# A Romanian, an Arab, And a Lancashire Lass



## YoungOldUn (Apr 12, 2011)

A Romanian, an Arab, and a Lancashire Lass are in the same bar.

When the Romanian finishes his beer, he throws his glass in the air, pulls out
his pistol, and shoots the glass to pieces.
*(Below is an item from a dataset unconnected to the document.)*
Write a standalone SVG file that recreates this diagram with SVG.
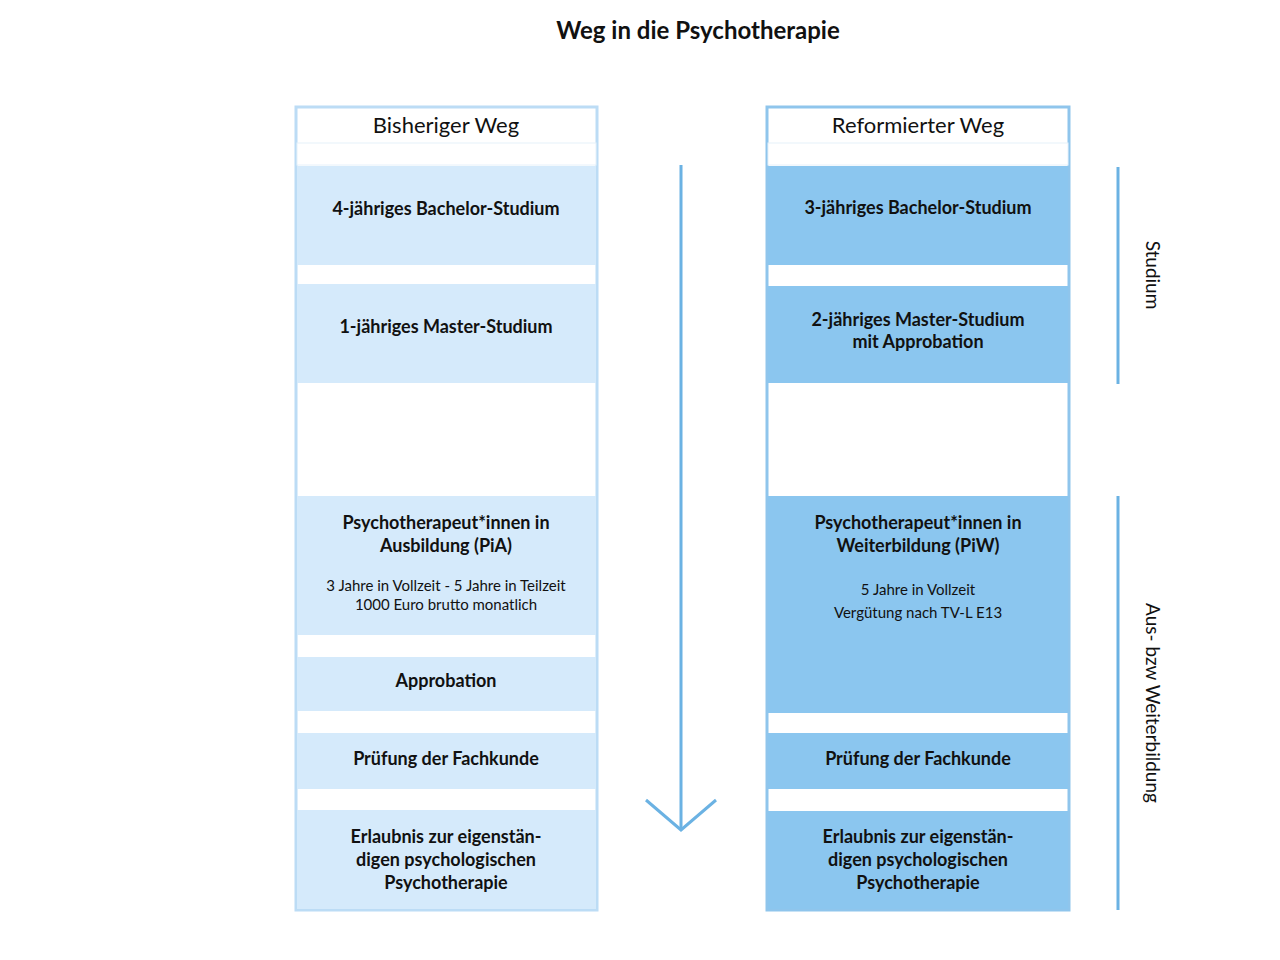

He says, 'In Romania, our glasses are so
cheap we don't need to drink with the same one twice.'

The Arab, obviously impressed by this, drinks his non-alcohol beer (cuz he's a Muslim!),
throws it into the air, pulls out his AK-47, and shoots the glass to pieces.
He says, 'In the arab world, we have so much sand to make glasses that we don't
Need to drink with the same one twice either.'

The Lancashire Lass, cool as a cucumber, picks up her beer,
Downs it in one gulp, throws the glass into the air, whips out her 45, and shoots the
Romanian and the Arab.
Catching her glass, setting it on the bar, and calling for a refill,
She says, 'In Lancashire, we have so many illegal immigrants that
We don't have to drink with the same ones twice.'


----------



## Hoggy (May 8, 2002)

:lol: :lol:


----------



## YELLOW_TT (Feb 25, 2004)

:lol: :lol:


----------



## j8keith (Jun 26, 2009)

:lol: :lol: :lol:


----------



## merlin c (Jan 25, 2012)

Quality..... :lol: :lol: :lol:


----------



## davelincs (Jan 1, 2010)

Brilliant :lol:


----------



## jays_225 (Nov 4, 2009)

:lol: :lol:


----------



## TTCool (Feb 7, 2005)

:lol: :lol: :lol: ...sooo true.


----------